Der König des Südens, der Herrscher über Ägypten, ist mächtiger als der König des Nordens. Und obwohl sich diese beiden Könige hart bekämpfen, so werden doch Schwierigkeiten, die durch eine andere Macht entstehen, sogar zu einem Bündnis zwischen Syrien und Ägypten führen, welches Bündnis durch eine Fürstenehe noch bekräftigt wird. Das Bündnis aber wird nur von kurzer Dauer sein. Bald darauf kommt es zwischen den beiden Reichen wieder zu einem Waffengang. Der Ausgang wird die Niederlage des Königs des Südens sein. Juden, die hier die Abtrünnigen genannt werden, scheinen irgendwie einzugreifen, um sich Freiheit zu verschaffen, werden aber mit in die Niederlage hineingerissen. Es muß Israel sein, um das es sich hier handelt; denn der Bote nennt sie Daniels VoIk (Vers 14). Der Sieg des Königs des Nordens wird uneingeschränkt sein und mit ihm gerät Palästina unter die Herrschaft des Königs des Nordens, der in das Land der Zierde (Palästina) eindringt. Nach diesen Siegen wendet sich der König des Nordens gegen Westen hin, kehrt aber erfolglos zu seinen Festungen zurück und findet auf dem Rückzug den Tod (Vers 19). Die verschiedenen gewaltigen Kriege werden sich in kurzer Zeit folgen, denn von Vers 5 ab haben wir es mit ein und derselben Person zu tun. An Stelle des gefallenen Königs wird ein anderer gekrönt. Durch neue Steuern versucht er, die erschöpften Staatskassen zu füllen, um weitere Kriege zu ermöglichen. Aber wegen der Bedrückung wird er in kurzer Zeit von denen, die seine Tafelkost essen, umgebracht werden.

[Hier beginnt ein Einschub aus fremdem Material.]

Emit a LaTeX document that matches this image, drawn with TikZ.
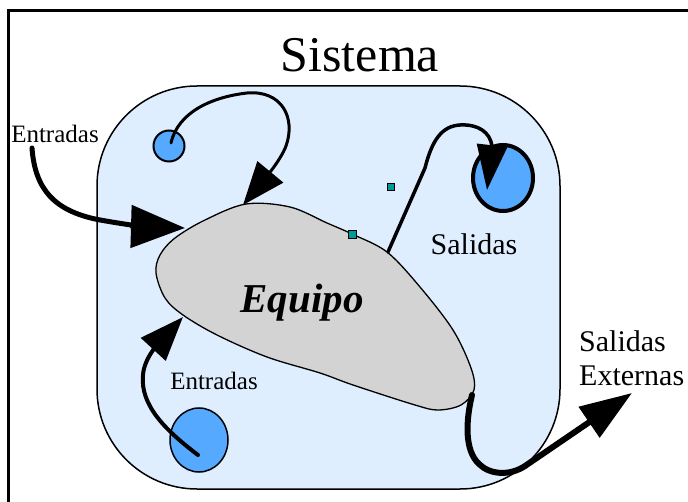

Vers 21 beginnt: „Und an seiner Statt wird ein Verachteter aufstehen.“ Wer ist dieser Verachtete? Kein anderer als der Antichrist, das kleine Horn, und mit dieser Person, die so oft in verschiedener Weise von Daniel gesehen und sonst in der heiligen Schrift genannt wird, wollen mir uns etwas eingehender im nächsten Abschnitt beschäftigen. Die Verse 5-20 haben wir absichtlich nur kurz gestreift, weil diese Geschichte in unserer Zeit kaum jemand zu lösen vermag. Sie sind wohl deshalb in Gottes Wort festgehalten, um den bedrängten Heiligen k o m m e n d e r Tage Licht zu geben.
Es ist mit Bestimmtheit anzunehmen, daß wir es in dieser letzten Vision mit dem ausgesprochenen Ende des Zeitalters der Nationen zu tun haben und nicht allein mit den vielen Nachfolgestaaten des Reiches Alexanders (Kapitel 10, 14). Heute fragen mir uns, warum die Schrift bei so unwesentlichen Einzelheiten der für uns alten Geschichte stehen bleibt, zudem in den Versen 5-35 nur Streitigkeiten unter den kleinen Königen zu finden sind. Da nun alle Schrift von Gott eingegeben und nützlich ist zur Belehrung (2Tim 3,16), so werden auch diese Verse, als Vorläufer der endgeschichtlichen Ereignisse, zur rechten Zeit völlig verstanden werden.